PROBLEM REQUIREMENTS =
Start at the line where "Generate a Python" appears and end at the line where "plt.rcParams['font.family'] = FONT" appears; repeat those lines exactly, both ends included, leaving pictures behind.

PROVIDED RECORDS =
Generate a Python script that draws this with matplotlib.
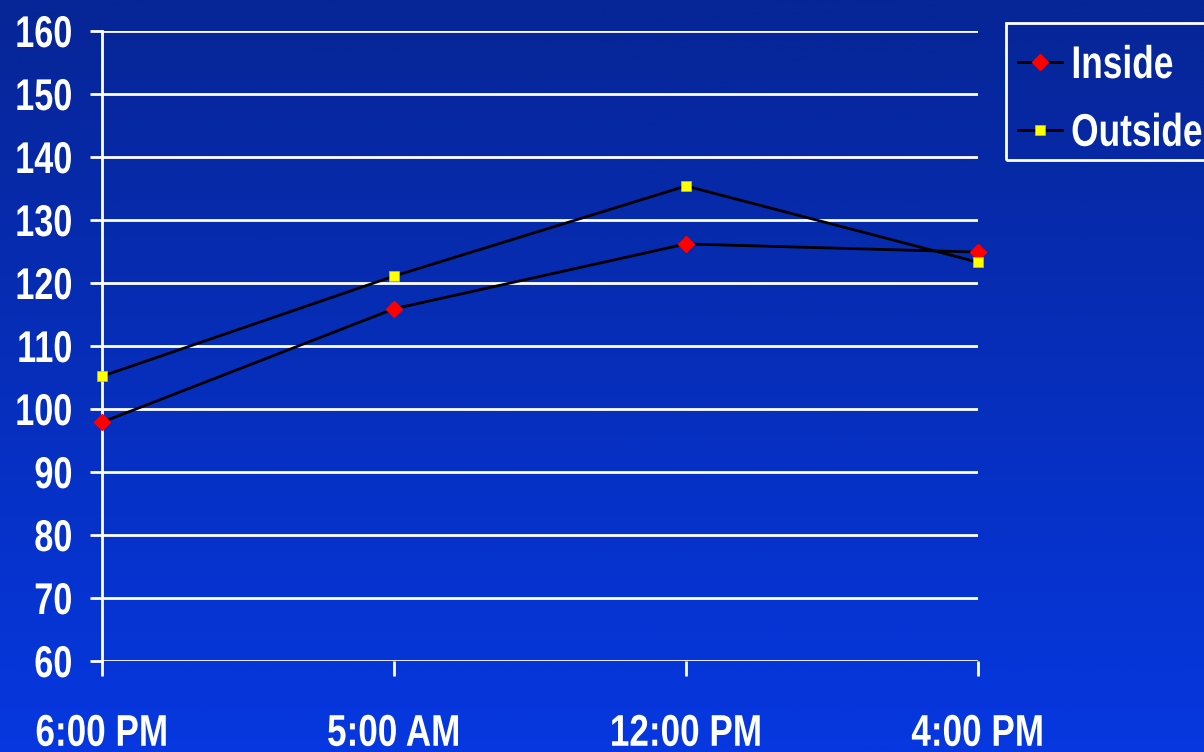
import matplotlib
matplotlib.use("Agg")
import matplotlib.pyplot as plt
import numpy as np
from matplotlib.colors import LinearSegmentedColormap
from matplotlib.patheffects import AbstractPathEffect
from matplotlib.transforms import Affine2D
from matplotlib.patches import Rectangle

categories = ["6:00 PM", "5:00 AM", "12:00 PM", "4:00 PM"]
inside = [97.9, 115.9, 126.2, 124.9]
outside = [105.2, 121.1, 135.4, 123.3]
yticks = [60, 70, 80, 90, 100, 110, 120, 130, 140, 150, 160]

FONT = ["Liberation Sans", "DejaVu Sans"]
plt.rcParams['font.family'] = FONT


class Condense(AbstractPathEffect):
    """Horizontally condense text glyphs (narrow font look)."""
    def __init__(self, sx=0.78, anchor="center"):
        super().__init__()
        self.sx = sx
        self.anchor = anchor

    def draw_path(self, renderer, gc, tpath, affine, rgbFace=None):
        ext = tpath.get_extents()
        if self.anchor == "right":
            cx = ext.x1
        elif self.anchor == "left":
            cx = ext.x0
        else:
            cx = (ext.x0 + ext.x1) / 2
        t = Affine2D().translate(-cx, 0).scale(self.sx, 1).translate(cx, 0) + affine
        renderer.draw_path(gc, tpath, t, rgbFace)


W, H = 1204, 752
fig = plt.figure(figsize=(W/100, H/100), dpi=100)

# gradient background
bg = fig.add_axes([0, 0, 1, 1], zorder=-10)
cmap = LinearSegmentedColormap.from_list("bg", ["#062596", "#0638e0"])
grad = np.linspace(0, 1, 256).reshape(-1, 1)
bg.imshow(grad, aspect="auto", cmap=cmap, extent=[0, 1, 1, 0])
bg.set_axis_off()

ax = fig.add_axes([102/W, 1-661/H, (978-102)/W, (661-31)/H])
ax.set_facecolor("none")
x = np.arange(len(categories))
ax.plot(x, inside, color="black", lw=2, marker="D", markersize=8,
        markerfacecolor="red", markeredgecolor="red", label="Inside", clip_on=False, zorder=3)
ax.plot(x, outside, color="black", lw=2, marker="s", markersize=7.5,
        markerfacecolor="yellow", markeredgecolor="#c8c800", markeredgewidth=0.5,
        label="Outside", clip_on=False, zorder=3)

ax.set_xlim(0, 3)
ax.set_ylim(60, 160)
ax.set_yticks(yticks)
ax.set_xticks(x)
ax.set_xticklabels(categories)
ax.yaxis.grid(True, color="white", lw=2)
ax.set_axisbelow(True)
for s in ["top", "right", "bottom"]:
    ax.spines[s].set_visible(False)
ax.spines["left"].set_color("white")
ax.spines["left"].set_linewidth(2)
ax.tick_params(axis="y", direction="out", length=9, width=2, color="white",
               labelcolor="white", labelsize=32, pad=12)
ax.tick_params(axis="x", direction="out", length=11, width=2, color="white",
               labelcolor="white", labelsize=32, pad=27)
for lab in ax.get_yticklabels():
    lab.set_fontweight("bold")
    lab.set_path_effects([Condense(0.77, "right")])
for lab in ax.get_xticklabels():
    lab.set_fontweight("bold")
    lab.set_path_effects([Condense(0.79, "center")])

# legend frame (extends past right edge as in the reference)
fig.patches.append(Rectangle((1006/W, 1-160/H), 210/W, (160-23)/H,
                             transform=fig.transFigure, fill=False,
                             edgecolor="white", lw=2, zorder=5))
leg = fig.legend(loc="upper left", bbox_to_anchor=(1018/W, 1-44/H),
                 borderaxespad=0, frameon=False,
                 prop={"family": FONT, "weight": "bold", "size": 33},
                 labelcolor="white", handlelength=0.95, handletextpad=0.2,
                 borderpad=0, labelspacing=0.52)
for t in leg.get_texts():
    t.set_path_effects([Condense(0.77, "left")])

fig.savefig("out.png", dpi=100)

==

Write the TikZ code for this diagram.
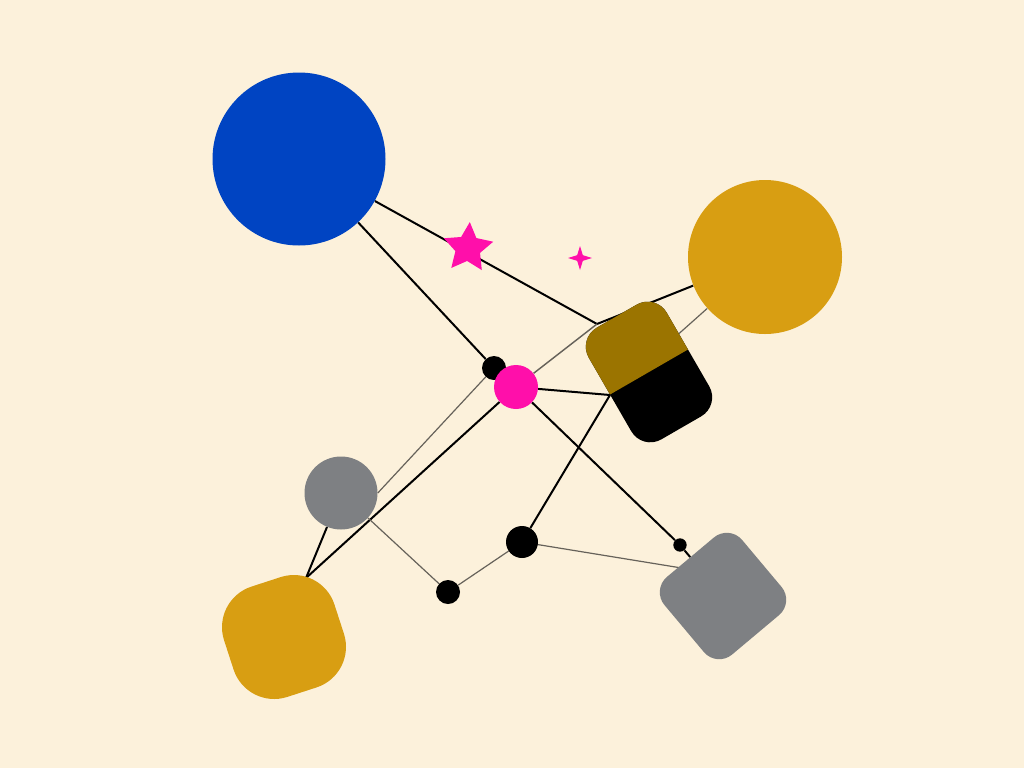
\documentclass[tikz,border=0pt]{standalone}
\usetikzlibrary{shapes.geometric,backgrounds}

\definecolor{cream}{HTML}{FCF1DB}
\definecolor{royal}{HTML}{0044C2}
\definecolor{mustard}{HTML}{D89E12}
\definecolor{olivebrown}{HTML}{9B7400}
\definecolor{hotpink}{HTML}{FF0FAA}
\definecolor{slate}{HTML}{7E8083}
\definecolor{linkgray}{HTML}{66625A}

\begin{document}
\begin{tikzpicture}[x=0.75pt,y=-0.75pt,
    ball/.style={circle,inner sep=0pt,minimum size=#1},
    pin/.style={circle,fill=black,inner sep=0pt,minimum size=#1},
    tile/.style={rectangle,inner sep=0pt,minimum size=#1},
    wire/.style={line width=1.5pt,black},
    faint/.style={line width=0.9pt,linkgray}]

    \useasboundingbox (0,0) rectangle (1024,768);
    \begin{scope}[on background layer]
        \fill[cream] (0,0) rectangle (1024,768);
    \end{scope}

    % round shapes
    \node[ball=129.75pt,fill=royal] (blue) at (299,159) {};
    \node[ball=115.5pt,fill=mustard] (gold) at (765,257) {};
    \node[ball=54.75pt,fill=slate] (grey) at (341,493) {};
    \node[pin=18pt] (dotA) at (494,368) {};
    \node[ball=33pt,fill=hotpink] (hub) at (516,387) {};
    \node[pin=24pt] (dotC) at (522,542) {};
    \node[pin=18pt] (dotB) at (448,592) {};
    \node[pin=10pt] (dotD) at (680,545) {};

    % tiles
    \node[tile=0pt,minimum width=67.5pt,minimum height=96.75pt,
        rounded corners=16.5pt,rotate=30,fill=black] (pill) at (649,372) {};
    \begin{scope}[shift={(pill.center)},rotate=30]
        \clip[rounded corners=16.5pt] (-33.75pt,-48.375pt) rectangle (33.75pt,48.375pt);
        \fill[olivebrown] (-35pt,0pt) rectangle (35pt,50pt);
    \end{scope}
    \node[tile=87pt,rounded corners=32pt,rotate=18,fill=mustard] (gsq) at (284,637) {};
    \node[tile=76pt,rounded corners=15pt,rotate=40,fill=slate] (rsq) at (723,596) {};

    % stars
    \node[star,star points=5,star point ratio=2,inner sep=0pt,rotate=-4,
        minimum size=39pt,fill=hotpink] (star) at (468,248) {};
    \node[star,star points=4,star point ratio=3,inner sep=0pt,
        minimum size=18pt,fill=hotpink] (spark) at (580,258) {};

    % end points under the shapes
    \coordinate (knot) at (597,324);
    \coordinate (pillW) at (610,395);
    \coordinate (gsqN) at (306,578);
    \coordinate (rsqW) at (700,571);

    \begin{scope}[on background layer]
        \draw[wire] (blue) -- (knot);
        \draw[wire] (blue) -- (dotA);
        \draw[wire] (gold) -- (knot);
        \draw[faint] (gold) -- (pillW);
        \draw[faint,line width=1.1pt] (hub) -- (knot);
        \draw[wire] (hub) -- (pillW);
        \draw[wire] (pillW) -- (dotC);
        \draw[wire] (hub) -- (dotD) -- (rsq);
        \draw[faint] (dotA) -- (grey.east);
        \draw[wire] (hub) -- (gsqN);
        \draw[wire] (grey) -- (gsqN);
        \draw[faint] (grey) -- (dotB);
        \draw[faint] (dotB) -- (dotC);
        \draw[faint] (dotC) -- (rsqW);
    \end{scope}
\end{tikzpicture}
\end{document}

---

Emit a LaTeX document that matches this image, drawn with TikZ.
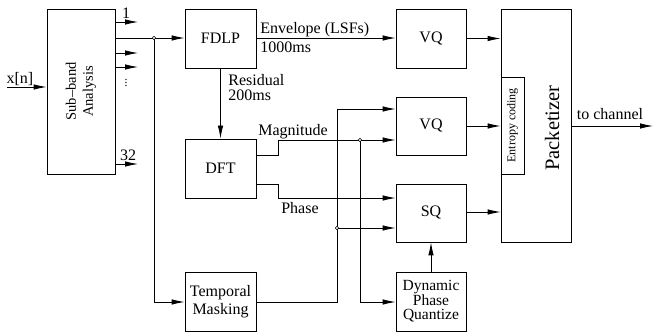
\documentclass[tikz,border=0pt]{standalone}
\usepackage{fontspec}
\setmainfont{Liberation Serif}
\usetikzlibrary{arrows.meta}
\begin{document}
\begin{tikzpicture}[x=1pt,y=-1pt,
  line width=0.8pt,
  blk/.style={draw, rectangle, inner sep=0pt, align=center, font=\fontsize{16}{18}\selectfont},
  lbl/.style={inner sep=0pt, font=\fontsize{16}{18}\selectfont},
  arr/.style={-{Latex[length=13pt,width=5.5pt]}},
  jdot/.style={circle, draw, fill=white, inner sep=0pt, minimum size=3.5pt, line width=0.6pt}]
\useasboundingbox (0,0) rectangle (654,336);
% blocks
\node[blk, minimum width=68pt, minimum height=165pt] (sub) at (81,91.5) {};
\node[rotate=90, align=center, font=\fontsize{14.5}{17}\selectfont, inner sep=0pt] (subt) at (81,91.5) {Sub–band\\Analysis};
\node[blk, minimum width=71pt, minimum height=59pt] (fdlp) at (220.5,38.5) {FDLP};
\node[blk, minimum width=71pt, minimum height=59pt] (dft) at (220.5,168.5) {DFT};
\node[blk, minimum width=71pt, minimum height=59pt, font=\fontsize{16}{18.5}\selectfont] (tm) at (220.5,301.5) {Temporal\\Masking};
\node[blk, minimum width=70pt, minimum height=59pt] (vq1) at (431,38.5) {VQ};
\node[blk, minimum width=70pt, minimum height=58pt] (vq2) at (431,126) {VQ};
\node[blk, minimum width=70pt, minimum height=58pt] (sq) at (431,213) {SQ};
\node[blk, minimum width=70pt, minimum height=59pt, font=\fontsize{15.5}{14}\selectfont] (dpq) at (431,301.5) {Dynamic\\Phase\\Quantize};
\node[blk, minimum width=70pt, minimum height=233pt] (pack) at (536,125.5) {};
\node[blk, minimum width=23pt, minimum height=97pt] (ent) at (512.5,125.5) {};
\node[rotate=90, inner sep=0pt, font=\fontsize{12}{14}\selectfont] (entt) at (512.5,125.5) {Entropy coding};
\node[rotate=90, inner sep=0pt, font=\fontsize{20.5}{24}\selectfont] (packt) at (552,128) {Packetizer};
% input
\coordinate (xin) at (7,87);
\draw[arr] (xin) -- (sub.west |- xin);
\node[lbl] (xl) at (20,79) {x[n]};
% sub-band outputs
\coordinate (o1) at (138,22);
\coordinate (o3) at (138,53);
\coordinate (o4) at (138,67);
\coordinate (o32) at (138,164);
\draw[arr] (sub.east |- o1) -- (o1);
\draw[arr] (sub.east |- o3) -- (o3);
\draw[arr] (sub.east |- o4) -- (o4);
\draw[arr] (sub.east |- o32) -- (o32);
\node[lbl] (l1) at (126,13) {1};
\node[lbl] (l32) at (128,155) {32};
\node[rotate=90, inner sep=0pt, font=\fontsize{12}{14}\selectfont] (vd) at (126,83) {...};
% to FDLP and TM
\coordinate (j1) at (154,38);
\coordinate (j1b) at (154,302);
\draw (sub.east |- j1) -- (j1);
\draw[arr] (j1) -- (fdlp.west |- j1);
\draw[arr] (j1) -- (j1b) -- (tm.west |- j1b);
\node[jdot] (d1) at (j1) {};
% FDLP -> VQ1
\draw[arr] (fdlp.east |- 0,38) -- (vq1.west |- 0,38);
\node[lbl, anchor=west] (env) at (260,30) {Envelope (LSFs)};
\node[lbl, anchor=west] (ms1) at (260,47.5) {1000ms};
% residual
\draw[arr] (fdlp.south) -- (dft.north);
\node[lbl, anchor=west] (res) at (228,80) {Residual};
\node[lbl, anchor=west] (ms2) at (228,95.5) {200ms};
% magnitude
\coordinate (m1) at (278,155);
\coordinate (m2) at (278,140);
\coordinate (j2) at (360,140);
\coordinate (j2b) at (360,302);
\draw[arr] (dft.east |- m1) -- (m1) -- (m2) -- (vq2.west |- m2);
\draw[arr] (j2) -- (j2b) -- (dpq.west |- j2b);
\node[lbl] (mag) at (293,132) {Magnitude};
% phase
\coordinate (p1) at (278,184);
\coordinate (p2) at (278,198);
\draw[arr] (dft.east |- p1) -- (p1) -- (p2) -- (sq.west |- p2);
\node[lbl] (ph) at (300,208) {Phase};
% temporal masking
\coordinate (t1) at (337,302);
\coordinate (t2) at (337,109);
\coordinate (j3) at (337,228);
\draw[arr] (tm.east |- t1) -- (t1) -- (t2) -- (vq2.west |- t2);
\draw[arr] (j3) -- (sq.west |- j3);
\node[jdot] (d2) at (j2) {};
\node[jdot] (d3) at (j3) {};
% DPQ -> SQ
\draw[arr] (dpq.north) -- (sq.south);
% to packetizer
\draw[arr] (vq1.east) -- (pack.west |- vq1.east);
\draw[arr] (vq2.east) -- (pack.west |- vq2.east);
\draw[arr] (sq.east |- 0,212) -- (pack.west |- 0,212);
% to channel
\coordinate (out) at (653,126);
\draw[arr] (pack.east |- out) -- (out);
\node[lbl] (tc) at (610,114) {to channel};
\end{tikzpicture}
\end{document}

EXERCISE ANSWER =
Generate a Python script that draws this with matplotlib.
import matplotlib
matplotlib.use("Agg")
import matplotlib.pyplot as plt
import numpy as np
from matplotlib.colors import LinearSegmentedColormap
from matplotlib.patheffects import AbstractPathEffect
from matplotlib.transforms import Affine2D
from matplotlib.patches import Rectangle

categories = ["6:00 PM", "5:00 AM", "12:00 PM", "4:00 PM"]
inside = [97.9, 115.9, 126.2, 124.9]
outside = [105.2, 121.1, 135.4, 123.3]
yticks = [60, 70, 80, 90, 100, 110, 120, 130, 140, 150, 160]

FONT = ["Liberation Sans", "DejaVu Sans"]
plt.rcParams['font.family'] = FONT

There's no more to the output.